> [Aim]:
In this exercise, return the whole listing exactly, excluding any images.
□ □ □ □ □ □ □
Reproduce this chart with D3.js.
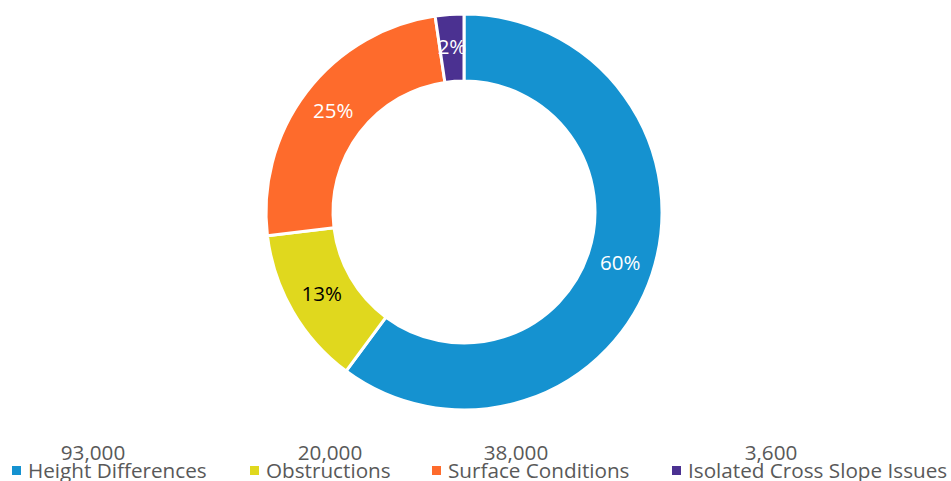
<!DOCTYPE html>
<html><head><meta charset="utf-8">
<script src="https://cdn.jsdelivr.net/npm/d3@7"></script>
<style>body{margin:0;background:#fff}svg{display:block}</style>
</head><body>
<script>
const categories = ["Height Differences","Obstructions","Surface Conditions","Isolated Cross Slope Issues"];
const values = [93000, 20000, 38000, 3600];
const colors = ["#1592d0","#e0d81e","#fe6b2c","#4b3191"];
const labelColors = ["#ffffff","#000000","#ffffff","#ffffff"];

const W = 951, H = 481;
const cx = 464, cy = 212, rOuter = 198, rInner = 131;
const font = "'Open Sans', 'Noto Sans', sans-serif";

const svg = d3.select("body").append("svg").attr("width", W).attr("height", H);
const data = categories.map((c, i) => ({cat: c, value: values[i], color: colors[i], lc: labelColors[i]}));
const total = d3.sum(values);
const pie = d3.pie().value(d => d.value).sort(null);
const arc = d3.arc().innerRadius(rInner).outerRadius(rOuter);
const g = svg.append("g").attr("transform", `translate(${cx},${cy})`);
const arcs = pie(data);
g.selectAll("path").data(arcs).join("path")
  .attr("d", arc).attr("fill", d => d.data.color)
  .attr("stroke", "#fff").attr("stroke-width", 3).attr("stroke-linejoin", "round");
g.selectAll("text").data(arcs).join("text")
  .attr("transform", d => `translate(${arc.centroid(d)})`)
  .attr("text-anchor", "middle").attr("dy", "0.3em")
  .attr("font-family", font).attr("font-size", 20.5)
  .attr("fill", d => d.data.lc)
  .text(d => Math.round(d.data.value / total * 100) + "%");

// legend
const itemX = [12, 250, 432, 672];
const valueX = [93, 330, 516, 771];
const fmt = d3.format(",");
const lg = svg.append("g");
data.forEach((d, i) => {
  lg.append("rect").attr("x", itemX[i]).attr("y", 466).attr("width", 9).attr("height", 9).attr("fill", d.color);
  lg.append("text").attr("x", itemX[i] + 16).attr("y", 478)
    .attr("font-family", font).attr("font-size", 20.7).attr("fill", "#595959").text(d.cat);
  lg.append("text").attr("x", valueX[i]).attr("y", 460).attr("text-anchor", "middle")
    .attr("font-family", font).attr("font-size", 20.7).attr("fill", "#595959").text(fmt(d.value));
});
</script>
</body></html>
□ □ □ □ □ □ □
> [Right answer]:
Reproduce this chart with D3.js.
<!DOCTYPE html>
<html><head><meta charset="utf-8">
<script src="https://cdn.jsdelivr.net/npm/d3@7"></script>
<style>body{margin:0;background:#fff}svg{display:block}</style>
</head><body>
<script>
const categories = ["Height Differences","Obstructions","Surface Conditions","Isolated Cross Slope Issues"];
const values = [93000, 20000, 38000, 3600];
const colors = ["#1592d0","#e0d81e","#fe6b2c","#4b3191"];
const labelColors = ["#ffffff","#000000","#ffffff","#ffffff"];

const W = 951, H = 481;
const cx = 464, cy = 212, rOuter = 198, rInner = 131;
const font = "'Open Sans', 'Noto Sans', sans-serif";

const svg = d3.select("body").append("svg").attr("width", W).attr("height", H);
const data = categories.map((c, i) => ({cat: c, value: values[i], color: colors[i], lc: labelColors[i]}));
const total = d3.sum(values);
const pie = d3.pie().value(d => d.value).sort(null);
const arc = d3.arc().innerRadius(rInner).outerRadius(rOuter);
const g = svg.append("g").attr("transform", `translate(${cx},${cy})`);
const arcs = pie(data);
g.selectAll("path").data(arcs).join("path")
  .attr("d", arc).attr("fill", d => d.data.color)
  .attr("stroke", "#fff").attr("stroke-width", 3).attr("stroke-linejoin", "round");
g.selectAll("text").data(arcs).join("text")
  .attr("transform", d => `translate(${arc.centroid(d)})`)
  .attr("text-anchor", "middle").attr("dy", "0.3em")
  .attr("font-family", font).attr("font-size", 20.5)
  .attr("fill", d => d.data.lc)
  .text(d => Math.round(d.data.value / total * 100) + "%");

// legend
const itemX = [12, 250, 432, 672];
const valueX = [93, 330, 516, 771];
const fmt = d3.format(",");
const lg = svg.append("g");
data.forEach((d, i) => {
  lg.append("rect").attr("x", itemX[i]).attr("y", 466).attr("width", 9).attr("height", 9).attr("fill", d.color);
  lg.append("text").attr("x", itemX[i] + 16).attr("y", 478)
    .attr("font-family", font).attr("font-size", 20.7).attr("fill", "#595959").text(d.cat);
  lg.append("text").attr("x", valueX[i]).attr("y", 460).attr("text-anchor", "middle")
    .attr("font-family", font).attr("font-size", 20.7).attr("fill", "#595959").text(fmt(d.value));
});
</script>
</body></html>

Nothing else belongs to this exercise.